Any small-sized monographs out there?

by SpeakLikeABeever

I was wondering if any of you guys can recommend me some monographs about any 20th century topic, of around 100-120 pages max. Any help is welcome. Thank you in advance!

auditorygraffiti

Oxford University Press has a series of called Very Short Introductions. The number of pages varies but I think they're all fewer than 200 pages. I know that's a bit over your limit but 100-120 pages is longer than an article while generally being shorter than a book so it's a bit hard to hit that page range. If you have access to an academic library, you might try looking for dissertations.

I read a handful of Very Short Introductions for undergraduate classes and found they do a good job of bridging the gap between popular reading history and the sometimes dry, boring stuff academics read. They are written by experts on the respective topics and easily digestible.

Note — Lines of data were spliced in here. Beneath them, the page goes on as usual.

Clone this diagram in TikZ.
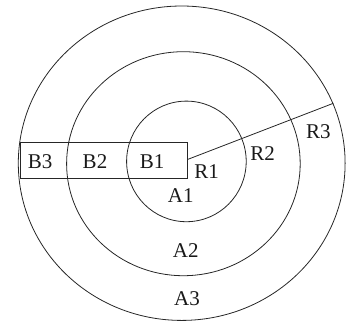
\documentclass[tikz,border=0pt]{standalone}
\usepackage{fontspec}
\setmainfont{Liberation Serif}
\begin{document}
\begin{tikzpicture}[x=1pt,y=-1pt,
  ring/.style={draw=black!85,line width=0.8pt},
  lbl/.style={inner sep=0pt,font=\fontsize{21}{24}\selectfont,text=black!90}]
\useasboundingbox (0,0) rectangle (347,325);
% concentric circles
\draw[ring] (181.7,163.2) ellipse [x radius=163.4, y radius=157.2];
\draw[ring] (183.4,163.7) ellipse [x radius=116.8, y radius=112.0];
\draw[ring] (186.4,161.4) ellipse [x radius=59.8, y radius=60.3];
% rectangle
\node[ring,minimum width=167.7pt,minimum height=36pt,inner sep=0pt] (bar) at (103.8,160.3) {};
% radius line
\coordinate (c) at (187.7,159.4);
\coordinate (p) at (333.3,103.3);
\draw[ring] (c) -- (p);
% labels
\node[lbl] (b3) at (40.2,161.8) {B3};
\node[lbl] (b2) at (95.0,161.8) {B2};
\node[lbl] (b1) at (152.2,161.8) {B1};
\node[lbl] (r1) at (206.5,171.7) {R1};
\node[lbl] (r2) at (262.5,153.3) {R2};
\node[lbl] (r3) at (318.3,131.7) {R3};
\node[lbl] (a1) at (180.8,195.8) {A1};
\node[lbl] (a2) at (185.8,250.8) {A2};
\node[lbl] (a3) at (187.0,298.8) {A3};
\end{tikzpicture}
\end{document}
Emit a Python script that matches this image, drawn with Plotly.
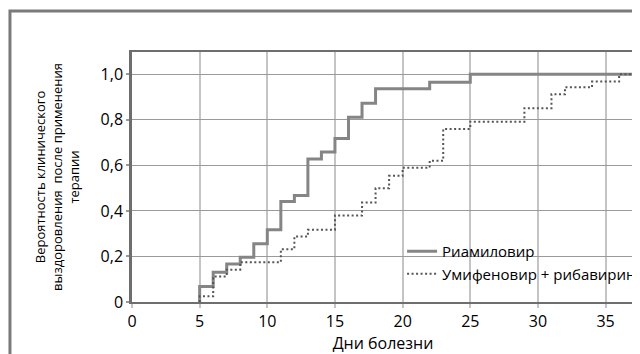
import plotly.graph_objects as go

# Riamilovir (solid)
riam_days = [5, 5, 6, 7, 8, 9, 10, 11, 12, 13, 14, 15, 16, 17, 18, 22, 25, 37]
riam_prob = [0, 0.068, 0.131, 0.167, 0.196, 0.256, 0.317, 0.441, 0.468, 0.628, 0.659, 0.718, 0.811, 0.873, 0.937, 0.965, 1.0, 1.0]

# Umifenovir + ribavirin (dotted)
umif_days = [5, 5, 6, 7, 8, 11, 12, 13, 15, 17, 18, 19, 20, 22, 23, 25, 29, 31, 32, 34, 36, 37]
umif_prob = [0, 0.025, 0.112, 0.142, 0.175, 0.232, 0.288, 0.317, 0.380, 0.437, 0.500, 0.554, 0.590, 0.620, 0.760, 0.792, 0.851, 0.912, 0.943, 0.968, 1.0, 1.0]

series_names = ["Риамиловир", "Умифеновир + рибавирин"]

x_ticks = [0, 5, 10, 15, 20, 25, 30, 35]
y_ticks = [0, 0.2, 0.4, 0.6, 0.8, 1.0]
y_tick_labels = ["0", "0,2", "0,4", "0,6", "0,8", "1,0"]

x_title = "Дни болезни"
y_title = "Вероятность клинического<br>выздоровления  после применения<br>терапии"

FONT = "Open Sans"

fig = go.Figure()
fig.add_trace(go.Scatter(
    x=riam_days, y=riam_prob, name=series_names[0], mode="lines",
    line=dict(shape="hv", color="#858585", width=3),
))
fig.add_trace(go.Scatter(
    x=umif_days, y=umif_prob, name=series_names[1], mode="lines",
    line=dict(shape="hv", color="#555555", width=2, dash="2px,2.5px"),
))

fig.update_layout(
    width=632, height=346,
    margin=dict(l=123.7, r=5.7, t=44, b=51.7, autoexpand=False),
    paper_bgcolor="white", plot_bgcolor="white",
    font=dict(family=FONT, size=15, color="black"),
    showlegend=True,
    legend=dict(
        x=0.538, y=0.268, xanchor="left", yanchor="top",
        bgcolor="rgba(0,0,0,0)", font=dict(family=FONT, size=15, color="black"),
        tracegroupgap=0,
    ),
    xaxis=dict(
        range=[0, 37.1], tickvals=x_ticks, ticks="outside", ticklen=4,
        tickcolor="#c4c4c4", tickwidth=1.5,
        showgrid=True, gridcolor="#c4c4c4", gridwidth=1.5,
        showline=True, linecolor="#6e6e6e", linewidth=2, mirror=True,
        zeroline=False, automargin=False,
        title=dict(text=x_title, font=dict(size=16), standoff=11),
        tickfont=dict(size=16),
    ),
    yaxis=dict(
        range=[0, 1.098], tickvals=y_ticks, ticktext=y_tick_labels,
        ticks="outside", ticklen=3, tickcolor="#999999", tickwidth=1.5,
        showgrid=True, gridcolor="#9a9a9a", gridwidth=1.2,
        showline=True, linecolor="#6e6e6e", linewidth=2.5, mirror=True,
        zeroline=False, automargin=False,
        title=dict(text=y_title, font=dict(size=13), standoff=19),
        tickfont=dict(size=16),
    ),
    shapes=[
        # outer frame
        dict(type="rect", xref="paper", yref="paper",
             x0=-0.2431, x1=1.5, y0=-1.0, y1=1.1638,
             line=dict(color="#7a7a7a", width=3), layer="below"),
        # right border of plot (black)
        dict(type="line", xref="paper", yref="paper",
             x0=1, x1=1, y0=0, y1=1, line=dict(color="black", width=1.5)),
    ],
)

fig.write_html("out.html")
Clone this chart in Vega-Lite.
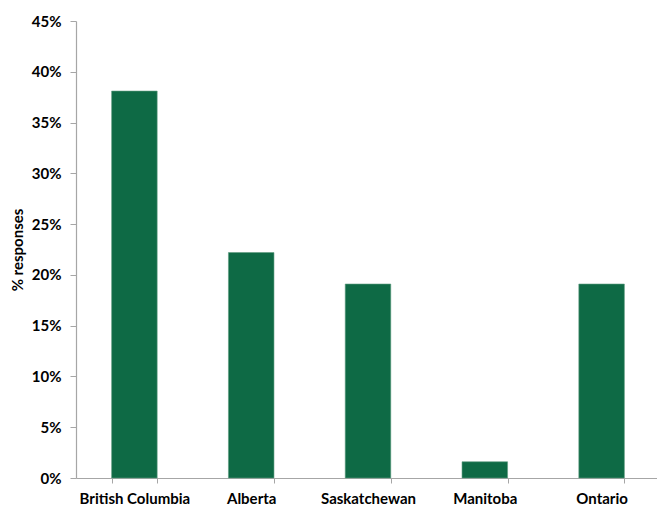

Quite a few of them cover quite broad periods, for example The Renaissance: A Very Short Introduction, but here are a few specific to the 20th century you might be interested in:

The Beats: A Very Short Introduction

The Cold War: A Very Short Introduction

The First World War: A Very Short Introduction

Nazi Germany: A Very Short Introduction

Prohibition: A Very Short Introduction

The Reagan Revolution: A Very Short Introduction

jschooltiger

Hi there anyone interested in recommending things to OP! While you might have a title to share, this is still a thread on /r/AskHistorians, and we still want the replies here to be to an /r/AskHistorians standard - presumably OP would have asked at /r/history or /r/askreddit if they wanted non-specialist opinion. So give us some indication why the thing you're recommending is valuable, trustworthy, or applicable! Posts that provide no context for why you're recommending a particular podcast/book/novel/documentary/etc, and which aren't backed up by a historian-level knowledge on the accuracy and stance of the piece, will be removed.